Data behavior when importing data from a DB connected to Dataiku
When Snowflake and Dataiku are connected and data is imported,
Dataiku will physically import the data?
Thank you in advance.
Answers
-
Turribeach Dataiku DSS Core Designer, Neuron, Dataiku DSS Adv Designer, Registered, Neuron 2023 Posts: 2,166 Neuron
No. When using a Dataiku datasets on a Snowflake connection the data always stays in Snowflake. All Dataiku does is to cache a data sample, usually 10000 rows unless changed, to facilitate dataset exploration in the flow. Certain recipes like Python or those using the DSS engine will require the data to loaded into the DSS server first. All other recipes will be push down to Snowflake so the data will not be loaded into memory.
-
Thank you for your answer, it is very helpful.
For example, but in one flow, we can push down to Snowflake and
If I want to create a flow that combines a specific recipe, such as a recipe to process and a recipe that uses Python or DSS engine,
Can the engine to be processed be changed to match the recipe to be created?Also, if the goal of the flow is to perform visual statistics such as multivariate analysis or visual machine learning in the lab and incorporate it into the flow, would the DSS engine be used for statistical analysis and machine learning training and prediction?
I am using the on-premise version and am unable to verify the use of different engines, which is why I asked this question.
-
Turribeach Dataiku DSS Core Designer, Neuron, Dataiku DSS Adv Designer, Registered, Neuron 2023 Posts: 2,166 Neuron
If I want to create a flow that combines a specific recipe, such as a recipe to process and a recipe that uses Python or DSS engine, can the engine to be processed be changed to match the recipe to be created?

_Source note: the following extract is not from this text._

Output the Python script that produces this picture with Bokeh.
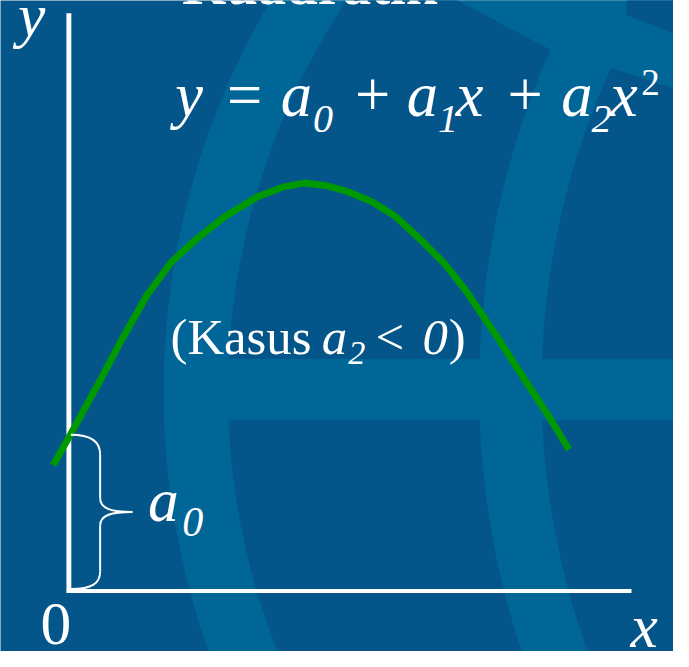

I can't understand what you mean by this but changing the engine of a recipe may be possible in some cases and others not. It's too complicated to put in a post so you should do your own testing to confirm you specific question.
Also, if the goal of the flow is to perform visual statistics such as multivariate analysis or visual machine learning in the lab and incorporate it into the flow, would the DSS engine be used for statistical analysis and machine learning training and prediction?
Yes.
I am using the on-premise version and am unable to verify the use of different engines, which is why I asked this question.
Not sure why you say you can't verify the engine. Recipe engines can be clearly seen in the flow. In fact there is a whole flow view that.
-
Sorry, I didn't ask the right question.
Using Dataiku dataset with Snowflake connection to preprocess data, perform statistical analysis and machine learning training and predictions
I wanted to know if it is possible to have the statistical analysis and machine learning training and forecasting part pushed down to Snowflake as well, given the flow. -
Turribeach Dataiku DSS Core Designer, Neuron, Dataiku DSS Adv Designer, Registered, Neuron 2023 Posts: 2,166 Neuron
-
LouisDHulst Dataiku DSS Core Designer, Dataiku DSS ML Practitioner, Neuron, Registered, Neuron 2023 Posts: 54 Neuron
All of the visual ML and statistical analysis part of Dataiku require the DSS engine (or Spark for ML), but with additions being made to Snowflake ML and Snowpark it's now possible to use Dataiku to train Snowpark ML models. There's also the Visual Snowpark ML plugin.